Norway's most notorious terrorist wins appeal hearing, 30-year sentence back in play

Nordic Observer · March 16, 2026 at 08:34
  • Bhatti was sentenced to 30 years' forvaring (preventive detention) for a string of terror attacks including shootings at Oslo's synagogue and the Israeli embassy
  • The Court of Appeal has accepted his appeal, reopening questions about evidence and sentencing in Norway's landmark terrorism case
  • Bhatti's criminal career spans two decades, from gang violence in Oslo's immigrant communities to convicted jihadist terrorism
  • The appeal comes as Norway faces concurrent threats from Iranian sleeper cells and gang-linked radicalisation networks

Arfan Qadeer Bhatti, the man behind Norway's stiffest terrorism sentence, will get a second hearing. Dagbladet reports that the lagmannsretten (Court of Appeal) has granted Bhatti the right to challenge his 30-year forvaring — preventive detention — sentence, the maximum penalty Norwegian courts imposed for a series of attacks that included shootings at the Israeli embassy in Oslo and the city's synagogue.

Bhatti's name has been a fixture in Norwegian criminal and security affairs for two decades. Born in Pakistan, raised in Oslo, he first surfaced in the 1990s as a figure in the capital's gang milieu — convicted of violent crime and weapons offences long before terrorism charges entered the picture. His trajectory from street-level criminality to jihadist violence tracked a path that Norwegian police and intelligence services watched unfold but failed to interrupt at any meaningful stage. By the time prosecutors built their terrorism case, Bhatti had accumulated a record that read like a catalogue of systemic failure: repeated convictions, repeated releases, escalating radicalism, and a network of associates that connected Oslo's criminal underworld to international Islamist circles.

The shooting attacks themselves — targeting Jewish and Israeli institutions in Norway's capital — were prosecuted as acts of terrorism, and the court agreed. The 30-year forvaring sentence was designed not merely as punishment but as a mechanism to keep Bhatti confined for as long as he remained a danger. Under Norwegian law, forvaring differs from ordinary imprisonment: it has no fixed release date, and can be extended indefinitely in five-year increments if the court finds the convict still poses a threat. In theory, Bhatti could spend the rest of his life behind bars. In practice, the appeal now reopens the question.

The precise legal grounds for the appeal have not been fully detailed in public reporting, but Norwegian appellate procedure allows challenges to both the evidentiary basis of the conviction and the proportionality of the sentence. Defence lawyers in forvaring cases typically argue that the extraordinary nature of indefinite detention demands an extraordinarily high evidentiary threshold — one they contend was not met at trial. If the Court of Appeal reduces the sentence or overturns the forvaring designation in favour of ordinary fixed-term imprisonment, Bhatti could face a calculable release date rather than open-ended confinement.

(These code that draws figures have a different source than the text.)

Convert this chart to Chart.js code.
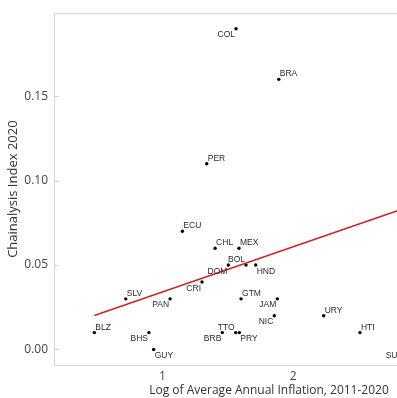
<!DOCTYPE html>
<html><head><meta charset="utf-8">
<script src="https://cdn.jsdelivr.net/npm/chart.js@4/dist/chart.umd.min.js"></script>
<style>
html,body{margin:0;padding:0;overflow:hidden;background:#fff;width:397px;height:398px}
#wrap{width:494px;height:398px;position:relative}
</style>
</head><body><div id="wrap"><canvas id="c" width="494" height="398"></canvas></div>
<script>
// ---- data ----
const countries = ["COL","BRA","PER","ECU","CHL","MEX","DOM","BOL","HND","CRI","GTM","JAM","NIC","TTO","PRY","BRB","SLV","PAN","BLZ","BHS","GUY","URY","HTI","SUR"];
const logInflation = [1.563,1.889,1.339,1.153,1.403,1.585,1.504,1.639,1.713,1.303,1.601,1.878,1.855,1.560,1.588,1.458,0.721,1.059,0.481,0.898,0.934,2.232,2.509,2.85];
const chainalysisIndex = [0.19,0.16,0.11,0.07,0.06,0.06,0.05,0.05,0.05,0.04,0.03,0.03,0.02,0.01,0.01,0.01,0.03,0.03,0.01,0.01,0.00,0.02,0.01,0.00];
const fitIntercept = 0.0073;
const fitSlope = 0.0268;
const xTickValues = [1, 2, 3];
const yTickValues = [0, 0.05, 0.10, 0.15];

// ---- label placement (style, not data) ----
const labelPlacement = ["sw","ne","ne","ne","ne","ne","sw","nw","se","sw","ne","sw","sw","nw","se","sw","ne","sw","ne","sw","se","ne","ne","sw"];

const FONT = "'Open Sans', sans-serif";
const GRID = "#d4d4d4";

const points = countries.map((c, i) => ({x: logInflation[i], y: chainalysisIndex[i], label: c}));
const xMin = Math.min(...logInflation), xMax = Math.max(...logInflation);
const fitLine = [xMin, xMax].map(x => ({x: x, y: fitIntercept + fitSlope * x}));

const frame = {
  id: 'frame',
  beforeDatasetsDraw(chart) {
    const {ctx, chartArea: a, scales} = chart;
    ctx.save();
    ctx.strokeStyle = GRID; ctx.lineWidth = 1;
    ctx.beginPath();
    ctx.moveTo(a.left, a.top + 0.5); ctx.lineTo(a.right, a.top + 0.5);
    yTickValues.forEach(v => {
      const py = Math.round(scales.y.getPixelForValue(v)) + 0.5;
      ctx.moveTo(a.left, py); ctx.lineTo(a.left + 5, py);
    });
    ctx.stroke();
    ctx.restore();
  },
  afterDatasetsDraw(chart) {
    const {ctx} = chart;
    const meta = chart.getDatasetMeta(1);
    ctx.save();
    ctx.font = "8.5px 'Liberation Sans', Arial, sans-serif";
    ctx.fillStyle = "#2a2a2a";
    meta.data.forEach((el, i) => {
      const p = labelPlacement[i];
      const dx = 1, dy = 3;
      ctx.textAlign = p[1] === 'e' ? 'left' : 'right';
      ctx.textBaseline = p[0] === 'n' ? 'alphabetic' : 'top';
      const tx = el.x + (p[1] === 'e' ? dx : -dx);
      const ty = el.y + (p[0] === 'n' ? -dy : dy - 1);
      ctx.fillText(points[i].label, tx, ty);
    });
    ctx.restore();
  }
};

new Chart(document.getElementById('c'), {
  data: {
    datasets: [
      {type: 'line', data: fitLine, borderColor: '#cc2529', borderWidth: 1.6, pointRadius: 0, fill: false, order: 1},
      {type: 'scatter', data: points, pointRadius: 1.7, pointBackgroundColor: '#000', pointBorderWidth: 0, order: 2}
    ]
  },
  options: {
    responsive: false,
    devicePixelRatio: 1,
    animation: false,
    layout: {padding: {left: 0, top: 11, right: 10, bottom: 0}},
    plugins: {legend: {display: false}, tooltip: {enabled: false}},
    scales: {
      x: {
        type: 'linear', min: 0.173, max: 3.456,
        afterFit(s) { s.height = 33; },
        afterBuildTicks(s) { s.ticks = xTickValues.map(v => ({value: v})); },
        grid: {display: true, drawOnChartArea: false, drawTicks: false},
        border: {display: true, color: GRID},
        ticks: {padding: 4, color: '#444', font: {family: FONT, size: 12}, callback: v => String(v), maxRotation: 0},
        title: {display: true, text: 'Log of Average Annual Inflation, 2011-2020', color: '#333', font: {family: FONT, size: 12}, padding: {top: 0, bottom: 0}}
      },
      y: {
        type: 'linear', min: -0.0092, max: 0.1992,
        afterFit(s) { s.width = 54; },
        afterBuildTicks(s) { s.ticks = yTickValues.map(v => ({value: v})); },
        grid: {display: true, drawOnChartArea: false, drawTicks: false},
        border: {display: true, color: GRID},
        ticks: {padding: 6, color: '#444', font: {family: FONT, size: 12}, callback: v => v.toFixed(2)},
        title: {display: true, text: 'Chainalysis Index 2020', color: '#333', font: {family: FONT, size: 13}, padding: {top: 5, bottom: 0}}
      }
    }
  },
  plugins: [frame]
});
</script>
</body></html>
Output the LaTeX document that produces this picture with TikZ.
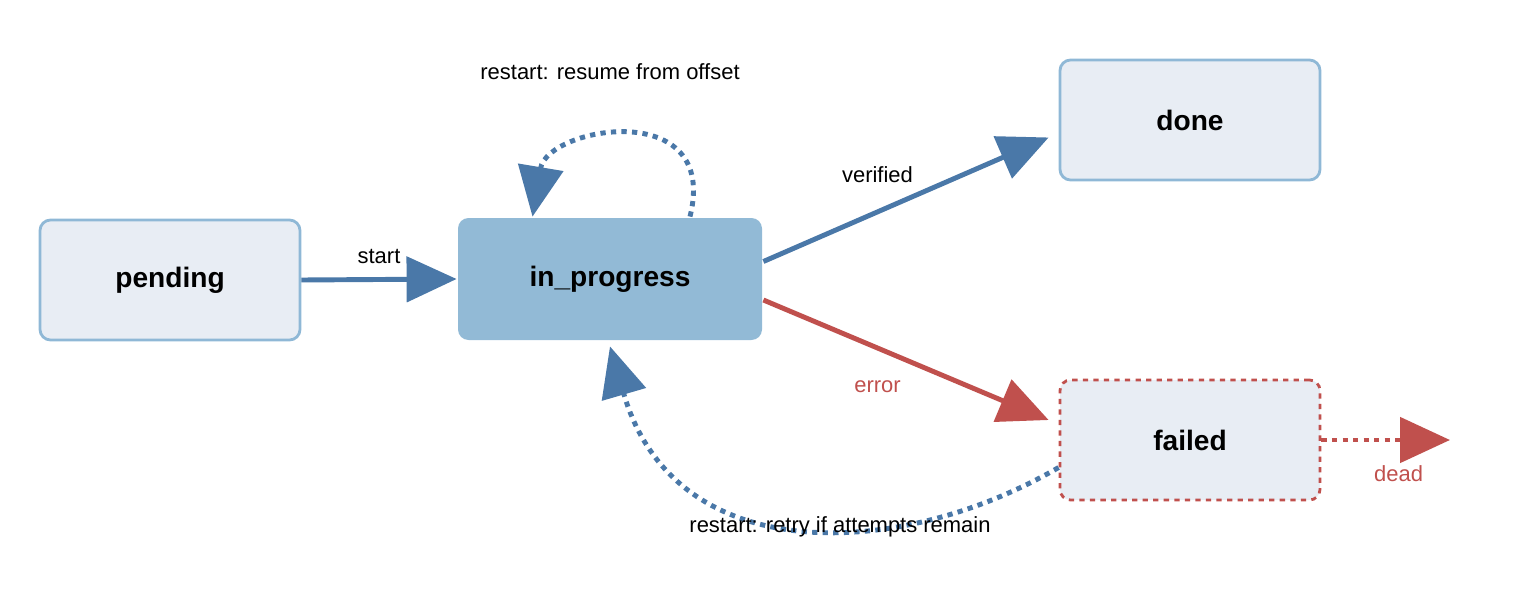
\documentclass[tikz,border=0pt]{standalone}
\usepackage{fontspec}
\setmainfont{Liberation Sans}
\usetikzlibrary{arrows.meta, positioning, calc}
\definecolor{flowblue}{HTML}{4A78A8}
\definecolor{flowred}{HTML}{C0504D}
\definecolor{boxfill}{HTML}{E8EDF4}
\definecolor{boxline}{HTML}{8FB8D6}
\definecolor{activefill}{HTML}{92BAD6}

\begin{document}
\begin{tikzpicture}[
    state/.style={draw=boxline, line width=1.6pt, fill=boxfill, rounded corners=6pt,
        minimum width=5.2cm, minimum height=2.4cm, font=\fontsize{16}{18}\selectfont\bfseries},
    flow/.style={line width=2.8pt, -{Triangle[length=1cm,width=0.9cm]}},
    lbl/.style={font=\fontsize{12.5}{14}\selectfont}
]
\useasboundingbox (0,0) rectangle (30.4,12);

\node[state] (pending) at (3.4,6.4) {pending};
\node[state, draw=none, fill=activefill, minimum width=6.08cm, minimum height=2.44cm] (inprog) at (12.2,6.42) {in\_progress};
\node[state] (done) at (23.8,9.6) {done};
\node[state, draw=flowred, dashed] (failed) at (23.8,3.2) {failed};
\coordinate (dead) at (29,3.2);

% transitions
\draw[flow, flowblue] (pending.east) -- (inprog.west) node[lbl, midway, above=4pt, black] {start};
\draw[flow, flowblue] ($(inprog.east)+(0,0.35)$) -- ($(done.west)+(-0.2,-0.35)$)
    node[lbl, pos=0.4, above=12pt, black] {verified};
\draw[flow, flowred] ($(inprog.east)+(0,-0.42)$) -- ($(failed.west)+(-0.2,0.4)$)
    node[lbl, pos=0.4, below=14pt, flowred] {error};
\draw[flow, flowred, dashed] (failed.east) -- (dead) node[lbl, pos=0.6, below=10pt] {dead};

% restarts
\draw[flow, flowblue, dashed] ($(inprog.north)+(1.6,0)$) .. controls +(0.6,2.4) and +(0.3,1.8) .. ($(inprog.north)+(-1.55,0)$);
\node[lbl] (resume) at (12.2,10.56) {restart: resume from offset};
\draw[flow, flowblue, dashed] ($(failed.west)+(0,-0.55)$) .. controls (18,0.8) and (13.5,0.6) .. ($(inprog.south)+(0,-0.1)$);
\node[lbl] (retry) at (16.8,1.46) {restart: retry if attempts remain};
\end{tikzpicture}
\end{document}
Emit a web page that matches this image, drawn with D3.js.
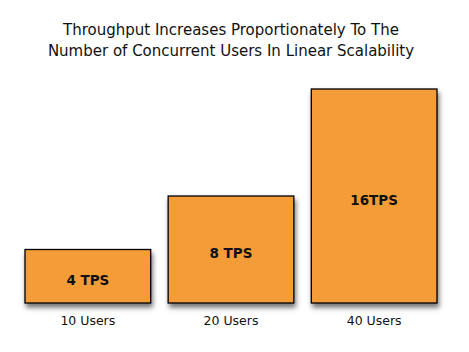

The timing sharpens the stakes. Norwegian security services — the PST (Politiets sikkerhetstjeneste) — are currently managing threats from Iranian intelligence-linked sleeper cells operating on Norwegian soil, and have flagged the persistent risk of radicalisation within criminal networks in Oslo's immigrant-heavy eastern districts. A successful appeal that weakens the legal framework for long-term terrorism detention would send a signal through both the justice system and the communities where Bhatti was once a prominent figure. Norwegian prosecutors built the 30-year forvaring case as a landmark — a demonstration that the legal system could match the severity of the threat. If the appeals court disagrees, the landmark becomes a precedent of a different kind.

Bhatti is 46. With standard sentence reductions, a conversion from forvaring to fixed-term imprisonment could put him back on Oslo's streets before he turns 60.